Donald Trump’s castigation of his primary opponents on the debate stage is not to be regarded as political rudeness, but just part of the give and take of politics. Trump dominated the stage by finding pet and cruel characterizations for each of his opponents. Jeb was tired; Marco was little; Carly was not all that pretty. But that just showed them all up to be weaklings, and so not appropriate candidates for President. Why couldn’t they come up with comebacks? It just went to show that there wasn’t much to them. Politics isn’t softball. Hillary is right in saying maybe she should have stepped back during their second debate in 2016 and told the Donald he was a creep and should stop stalking her. That might have won her the election. That would have been personal rudeness but not political rudeness, three examples of which have occurred in the past week, all over the political spectrum, and it is worth considering them for what they tell about how politics works today. On the other hand, Trump chastising his aides and cabinet members in public without firing them is political rudeness because it is an embarrassing admission that Trump does not control his own White House, and constantly yelling at aides is political rudeness because the President, whatever else, is supposed to be the calm at the center of the storm, and most Presidents measure up to being that rather than embarrassments to the office.

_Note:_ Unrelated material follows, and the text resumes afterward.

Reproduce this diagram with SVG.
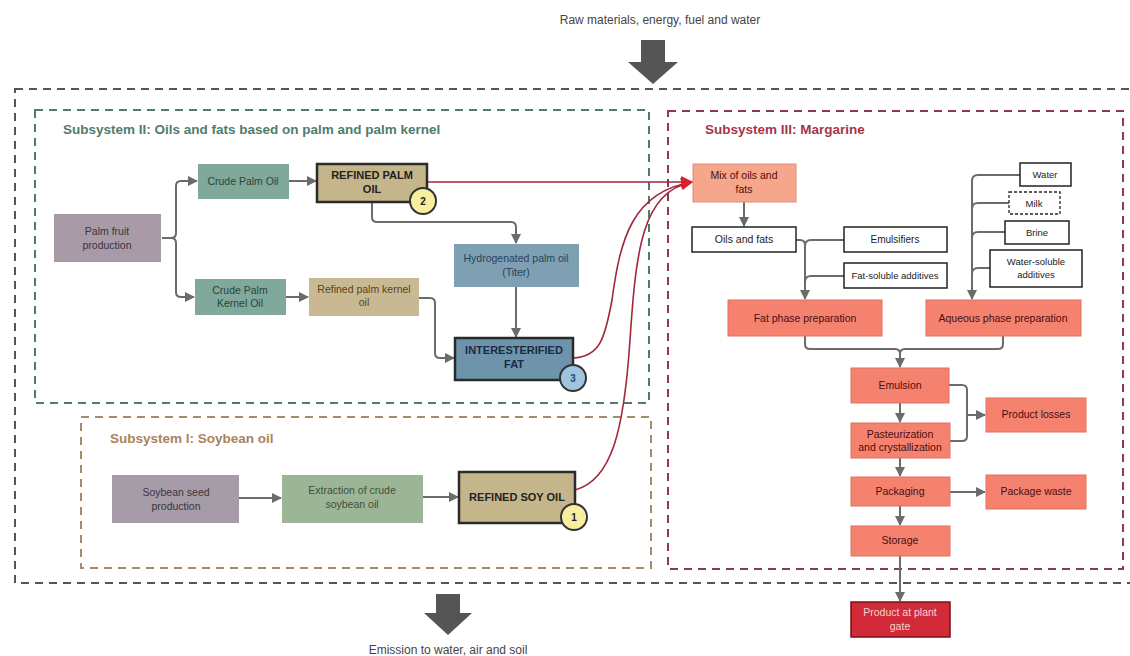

Instances of political rudeness in the past few weeks have occurred all over the political spectrum. One was the New York Times harping on the fact that Melania Trump wore very high heels to visit flood ravaged Texas. Well, she always wears very high heels and she was not likely to go into the muck of flooded houses. So what’s the problem? The woman was always a clotheshorse; that was her profession. Why criticize her for being always well turned out? It is a cheap shot at her husband. Leave the woman alone. She has to live with him. I remember the same sort of criticism of Lyndon Johnson who was laughed at in these East Coast quarters because he mashed his peas with a spoon. What we couldn’t get then and still don’t get is how he could be so savvy about Civil Rights and so wrong on the Vietnam War. Turning to the real issues of an Administration brings dignity both to the office and the commentator.
Another, more serious, violation of political decorum, are bloggers who out Nazis on the Internet on the basis of the pictures of them in Charleston that were provided by the press. This may seem a very noble thing to do, to bring to public attention just who these shameful people are so that their friends and employers can be appropriately offended by the vipers in their midst. But I remember when Southern States were demanding the membership lists of the NAACP so that the members could be harassed. In a democracy, the argument went then and should go now, protesters are protected by the First Amendment and that also means not having their private lives invaded. Otherwise there is a chilling effect on the exercise of free speech. It is not that people can’t be criticized but not everywhere in their lives. You don’t have to go into a store that brandishes a swastika, but that is about it. I don’t ask the owner of a Lebanese restaurant where he stands on the Arab Israeli conflict. I just enjoy his food. Even a Nazi is entitled, in America, to earn a living, even if he can get arrested if he goes violent at a demonstration. I even think that it is politically rude to picket the home of a politician who is, after all, a public figure. Picket his office but let him go home in peace. Americans are the people who understand the limits of political discourse. To violate those limits is rude, and everybody senses that is the case even if some people insist on transgressing those boundaries so as to make a political point about just how bad a politician is.
There is a third example of political rudeness that falls on Conservatives rather than on Liberals. Members of the Texas Congressional Delegation quite properly want to secure funds to help with flood relief but they have not been sufficiently apologetic, to my mind, in explaining why they voted against relief funds in the wake of Hurricane Sandy. The best they can do is say there was a lot of pork in that bill, that there was funding unrelated to the hurricane. The Times demonstrated that wasn’t true. So the Texas people couldn’t bring themselves to say that their vote was a lapse or an oversight when the fact is that the Texans had no desire to give money to the Northeast. Not much of a surprise, even though the semblance of national commity would require, at the least, that we overcome regional interests just for a moment in the face of national disaster and so pull for one another on those occasions, even though we remain, as we were before the Civil War, a nation of disparate regions. Texans supported New Yorkers after 9/11, but it didn’t last long, and so federal funds went for the defense of the Mall of America and landmarks down South, when for ten years New York City remained the front line of the war on terror. They hate us down there. I might remark that the New York Times has given very complete coverage of Hurricane Harvey and noone up here has suggested Texas not get all the money it wants. Southerners think that Northeasterners and Pacific Rim Americans are condescending to them, which is correct because Hillary was right to think that many Trump followers were “deplorable” and “irredeemable”: they had vile political thoughts and were not going to give them up. And that is just the way it is.
Something else is troubling these days, though it is not a matter of political rudeness because it is not embarrassing but simply shows how bad this Administration is. Liberals like me trust to the generals, to Kelly and Mattis and McMasters, to keep the President in line and so not do something really stupid in foreign policy out of just malice and foolhardiness. That is very different from the usual Liberal approach, which is that generals have to be kept in line by talented politicians so that they do not get us into wars we don't need and to take a bigger picture on the political dynamics of a war than do the generals. FDR and Obama did that, even if Johnson for a while fell for Westmoreland’s idea that the Vietnam War could be won and pretty quickly at that. Now Liberals bunker down and hope that battle tested warriors will apply their wisdom so as to keep the nation on an even keel. It is very sad that we have to rely on these backup devices.